The Times (30 November, p. 39) has an article by Susie Goldsborough inspired by the reading of a Jimmy Carter love letter to his wife at her recent funeral. The article contains several love letters penned by writers rather than politicians:

… it’s more often writers who pen the best love letters. The all-time greatest, to my mind, is fictional — Captain Wentworth’s letter to Anne in the closing chapters of Jane Austen’s Persuasion — but [the following] real-life examples are rather lovely too. […]

Evelyn Waugh to Laura Herbert, 1936.  You might think about me a bit & whether you could bear the idea of marrying me. Of course you haven’t got to decide, but think about it. I can’t advise you in my favour because I think it would be beastly for you, but think how nice it would be for me. I am restless & moody & misanthropic & lazy & have no money except what I earn and if I got ill you would starve.

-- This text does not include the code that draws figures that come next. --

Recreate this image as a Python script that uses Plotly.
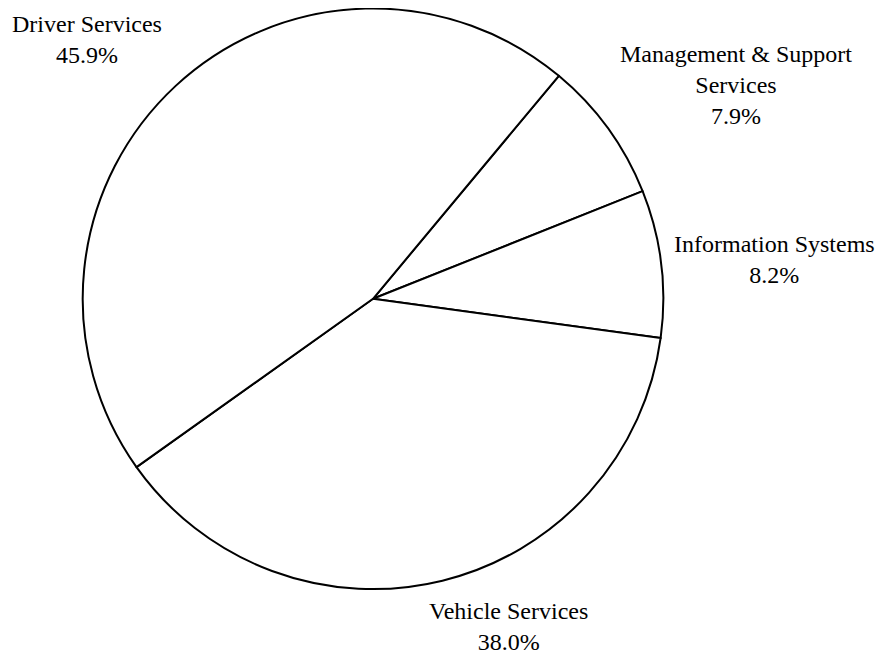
import plotly.graph_objects as go

# slices, clockwise from the Management slice
labels = ['Management & Support Services', 'Information Systems',
          'Vehicle Services', 'Driver Services']
values = [7.9, 8.2, 38.0, 45.9]
# how each label is broken over lines
label_lines = ['Management & Support<br>Services', 'Information Systems',
               'Vehicle Services', 'Driver Services']

# the page body has an 8px margin, so the figure is a bit smaller than the window
OFF = 8
W, H = 884 - OFF, 658 - OFF


def px_x(x):
    return (x - OFF) / W


def px_y(y):
    return 1 - (y - OFF) / H


fig = go.Figure(go.Pie(
    labels=labels,
    values=values,
    sort=False,
    direction='clockwise',
    rotation=39.8,
    textinfo='none',
    hoverinfo='label+percent',
    marker=dict(colors=['white'] * len(values),
                line=dict(color='black', width=2)),
    domain=dict(x=[px_x(82.7), px_x(663.3)], y=[px_y(589.1), px_y(8.5)]),
    showlegend=False,
))

# label block centres in window pixels
label_pos = [(736, 85), (774, 259), (508, 626), (87, 40)]

for name, v, (x, y) in zip(label_lines, values, label_pos):
    fig.add_annotation(
        x=px_x(x), y=px_y(y), xref='paper', yref='paper',
        xanchor='center', yanchor='middle', showarrow=False,
        text=f'{name}<br>{v:.1f}%', align='center',
        font=dict(family='Liberation Serif, Times New Roman, serif', size=24, color='black'),
    )

fig.update_layout(
    width=W, height=H,
    margin=dict(l=0, r=0, t=0, b=0),
    paper_bgcolor='white', plot_bgcolor='white',
)

fig.write_html('out.html')
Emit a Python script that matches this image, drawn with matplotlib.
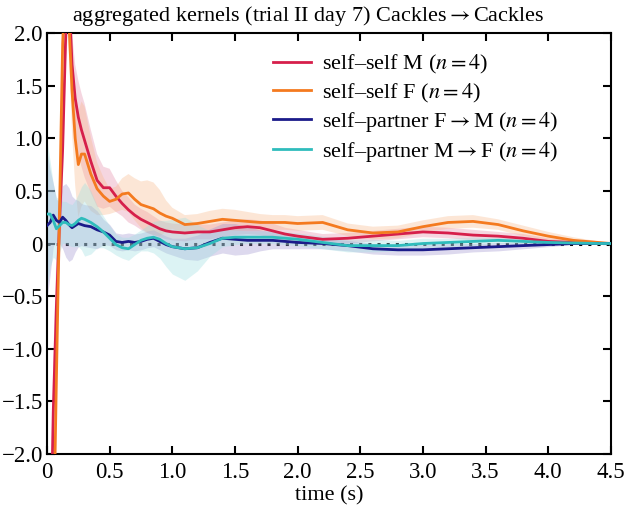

–In today’s issue of The Times, Hugo Rifkind considers what might be called the angst of party going. Among the matters discussed are the ways various writers reacted to party going. Here’s an excerpt:

Evelyn Waugh certainly knew the horror of being left out–“she had heard some one say something about an Independent Labour Party and was furious that she was  not asked,” he wrote–even though his entire body of work rests on the premise that all social gatherings and everybody at them were invariably ghastly.

–The Financial Review (Australia) posted an article in its satire column which professes to show several proposals by the Duke and Duchess of Sussex (aka Harry and Megan or “H&M”) for productions on Spotify. All were rejected. Here’s one of them:

Vile Bodies: A modern adaptation of the classic Evelyn Waugh tale in which a group of “bright young things” set about modernising the stuffy, boring old House of Windsor, only to find the monarchy is riddled with the vilest form of racists, sexists and misogynists. In one pivotal scene, an unnamed royal wonders whether two of those bright young things, the gorgeous mixed-race celebrity couple “Hugo and Muriel” who are expecting a child, will have a baby with brown skin or fair skin. The tension mounts unbearably 


Dear H&M, No it doesn’t, actually. Spotify.